Coming to the end of summer can be depressing, especially if you take stock of what you’ve accomplished during those anticipated summer months. For me, summer carries the hope of not only time for relaxation, but also doing things I enjoy like: 1. Planting flowers around the house – near the end of August and still not completed; 2. Writing more chapters of my memoir – a few more sentences, but little more; 3. Taking short day trips to places like the Anderson Japanese Gardens in Rockford – still hoping to do. So I admit, I procrastinated – big time!
But the word “procrastinate” is confusing. Usually words starting with “pro” have positive connotations – procreate, proactive, proclaim, prodigious. And the origin of “procrastinate,” according to Webster, is pro, or forward plus cras, or tomorrow – both positive words, but actually meaning, “to postpone or defer taking action.” Putting off or delaying an action or decision often happens when one is lazy or distracted or depressed.

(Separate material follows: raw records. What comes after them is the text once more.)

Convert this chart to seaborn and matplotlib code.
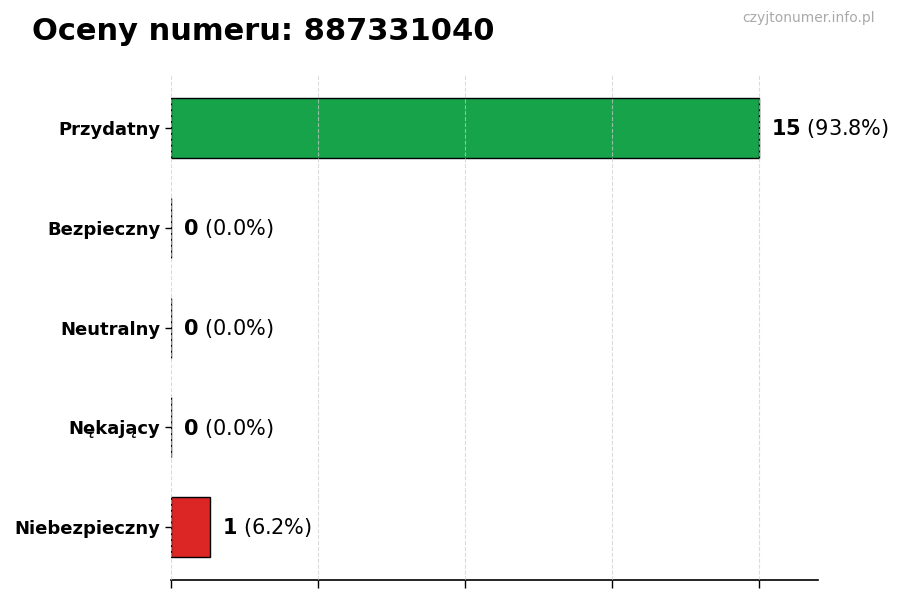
import matplotlib
matplotlib.use("Agg")
import matplotlib.pyplot as plt
import seaborn as sns
import pandas as pd
import numpy as np

categories = ["Przydatny", "Bezpieczny", "Neutralny", "Nękający", "Niebezpieczny"]
counts = [15, 0, 0, 0, 1]
colors = ["#16a34a", "#2563eb", "#9ca3af", "#f59e0b", "#dc2626"]
title = "Oceny numeru: 887331040"
watermark = "czyjtonumer.info.pl"

total = sum(counts)
df = pd.DataFrame({"cat": categories, "n": counts})

sns.set_style("white")
plt.rcParams['font.family'] = ['DejaVu Sans']
plt.rcParams['text.color'] = 'black'
plt.rcParams['axes.labelcolor'] = 'black'
plt.rcParams['xtick.color'] = 'black'
plt.rcParams['ytick.color'] = 'black'

fig = plt.figure(figsize=(9, 6), dpi=100)
ax = fig.add_axes([0.19, 0.033, 0.719, 0.842])

sns.barplot(data=df, x="n", y="cat", hue="cat", palette=colors, orient="h",
            width=0.6, edgecolor="black", linewidth=1, legend=False,
            saturation=1, ax=ax)

xmax = max(counts) * 1.1
ax.set_xlim(0, xmax)
ax.set_ylim(len(categories) - 0.47, -0.53)
ax.set_xticks(np.linspace(0, max(counts), 5))
ax.set_xticklabels([])
ax.tick_params(axis="x", length=6, width=1, color="black", direction="out", bottom=True)
ax.tick_params(axis="y", length=4, width=1, color="black", left=True, labelcolor="black")
ax.set_xlabel("")
ax.set_ylabel("")
for lbl in ax.get_yticklabels():
    lbl.set_fontweight("bold")
    lbl.set_fontsize(13)

ax.grid(axis="x", linestyle="--", color="#cccccc", alpha=0.7, linewidth=0.8)
ax.set_axisbelow(False)
for s in ["top", "right", "left"]:
    ax.spines[s].set_visible(False)
ax.spines["bottom"].set_color("black")
ax.spines["bottom"].set_linewidth(1.2)

for i, v in enumerate(counts):
    pct = v / total * 100
    ax.annotate(r"$\bf{" + str(v) + r"}$" + f" ({pct:.1f}%)", xy=(v, i), xytext=(8.3, -0.5),
                textcoords="offset points", va="center", ha="left", fontsize=15,
                color="black")

fig.text(0.035, 0.947, title, fontsize=22, fontweight="bold", ha="left", va="center",
         color="black")
fig.text(0.972, 0.97, watermark, fontsize=10, color="#aaaaaa", ha="right", va="center")

fig.savefig("out.png", dpi=100)
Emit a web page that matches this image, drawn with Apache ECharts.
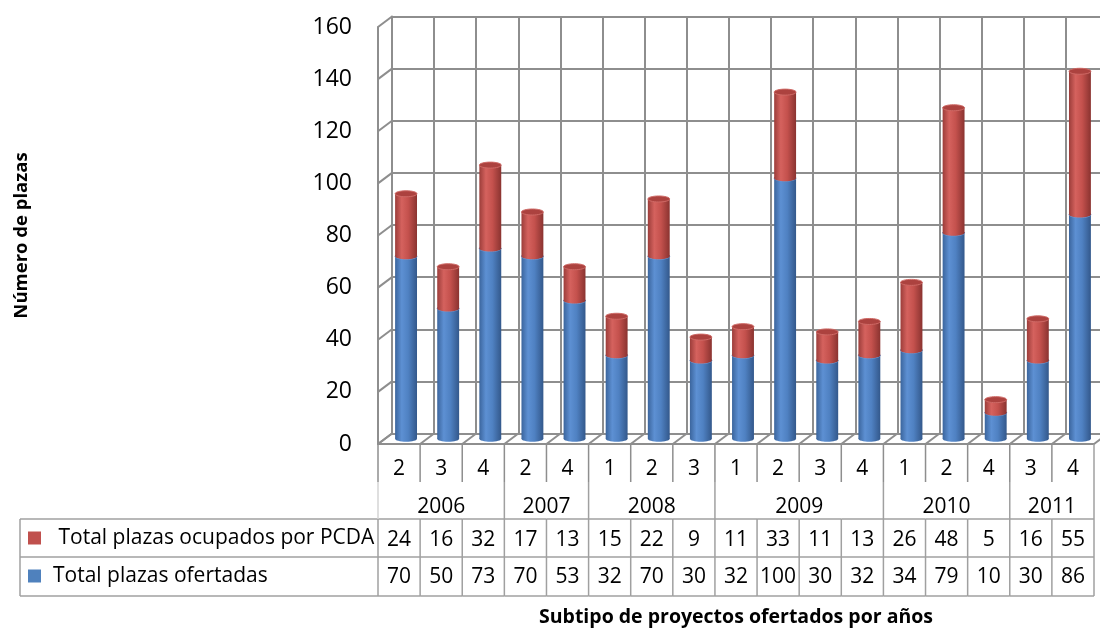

Was I lazy? Well, I took over farm chores when my husband had knee surgery and finished a major grant writing project as well as taught a twelve-hour course on contemplative prayer. But was I distracted or depressed? These past months, I have become increasingly concerned about our State of the Union – signs that our democracy is under attack and our global leadership reputation is tarnished. I can’t put all the blame for my procrastination on our government. But in order to move pro-actively toward personal goals and civic responsibilities, I need to move forward in the direction of tomorrow, but do it today!